Thanks for the opinions. I think we won't go. I am the type to always ask what the birthday child might want/use/need anyway. And I do kind of feel in the instance that they could reach out to their family members to contribute for a bigger present (as we are doing with Mopey's play kitchen) and not also the 70+ party invitees.
Mom to Miss Mopey! 3/12 & Baby Boy GoGo! 7/15
"Be kinder than necessary. Everyone you meet is fighting some kind of battle."
I honestly am not trying to be snarky or rude, but just give the other perspective. I kind of think that no-gift parties are another way of displaying entitlement about gifts. Rather than leaving gift choices up to the giver you are dictating how they should (or should not) celebrate the event. It's just another way of exercising control over the gifts. I still hold with "don't mention gifts and leave it up the guests". Anyway, truly not trying to start yet another debate.
We can totally agree that cash at the door to pay for the recipients choice of loot is tacky tacky tacky!
I HATE this.
See I don't agree. By telling them that no gifts are necessary, I am just telling my guests not to feel obligated to bring a gift. We graciously accept any gifts received, when guests chose to give gifts. No gifts is also the norm at my kids' school, so no one bats an eye. I have to say I also love it as a gift giver. We still exchange gifts with close friends on their birthdays, though. I think it is much different to say don't worry about a gift, than to say I want X,Y or Z, or cash, as in this instance.
I do appreciate your point. I am "pro gift" when it comes to me And we give lots of gifts to our family at Christmas too. What I don't like is the feeling, and I see this in other kids and my own, when a child is so overwhelmed by the gifts they are given (one after another) that they miss the imporantance and significance of them. We just have way too many $20 craft sets. I have seen my own child not appear grateful, not use them for a year, and I myself stick them back into the gift closet so clearly I am guilty of not seeing significance in them. I have also seen other kdis act the same way. My child (and her friends) don't pick out the birthday presents for their friends - it is nannies, babysitters, errand runners ... all doing this. So our tradition of no gift parties just relieves everyone from this expenditure. I haven't ever heard anyone say they don't like it in our real life. And some very close friends bring a small gift, or balloons or flowers over on the birthday.
I truly think it is regional - meaning once it catches on and everyone likes it, it just becomes accepted and I am honestly, relieved. I didn't think it up, no pride in authorship. Just like our unusually early drop off tradition around age 4, parties became no-gift.

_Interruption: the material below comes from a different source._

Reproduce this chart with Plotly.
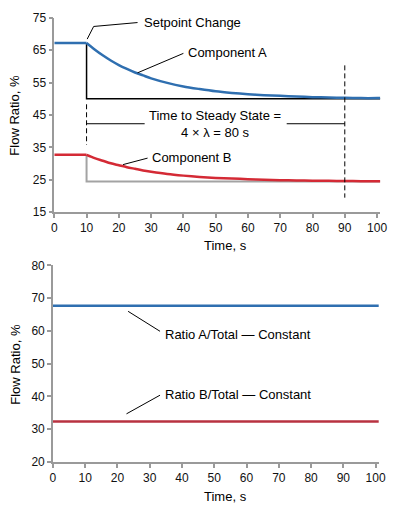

I sooooooo hate this trend of people dictating the gift giving process. I don't like any of it! I don't like the no-gifts, books for everybody, gift cards, cash grab, only something purple-- none of it! I recognize that I am in the vast minority, and I give up. I am no longer shocked and horrified. I accept that people no longer feel the need to respond to an RSVP or write thank you notes and that everybody assumes they're getting gifts and feels entitled to ask for what they want. Fine. It's a lot less work for me just to stick some money in a bowl. I don't need to know you or discern what you might enjoy. I just need to go to an ATM. What's missing in this choice to dictate gifts is that the receiver misses out on the surprise and pleasure when they get something they never ever knew they wanted, or something they mentioned once a long time ago and the gift giver remembered. There are no dud gifts but also no great surprises. There are little things DS has gotten for birthdays that he LOVES! They're things he never would have thought to ask for and that I never would have thought to get. Are those things just "stuff?" Well, yes, but still, he loves them, and the gift givers know they hit the nail on the head. The art of gift giving and receiving is dying out. I think it's a shame, but I refuse to dwell on it. ATM, here I come.
I also agree with this - I love to give a good present and I very sincerely mean every thank you I send out (and always send them, even if sometimes a little late). I am actually really surprised at the lack of thank yous - and each time I've gone out of my way to contact the parents and see what the child really wants - and then get it for them! Mopey has received absolutely fantastic presents I never knew about or would have thought of and that has been so great! I did try to talk to her about doing toys for tots this year and she got soooooooo upset. I think she is a little too young to understand (imho) and that combined with just this holiday season understanding presents....well, I'm hoping next year we can start the toy drive parties
Mom to Miss Mopey! 3/12 & Baby Boy GoGo! 7/15
"Be kinder than necessary. Everyone you meet is fighting some kind of battle."
Completely and utterly tacky and inappropriate. I get the sentiment behind it - the clutter of cheap crappy toys in our toy room gives my hives- but if you don't want that you do a toy drive or a no gifts party. The entitlement of people these days is galling.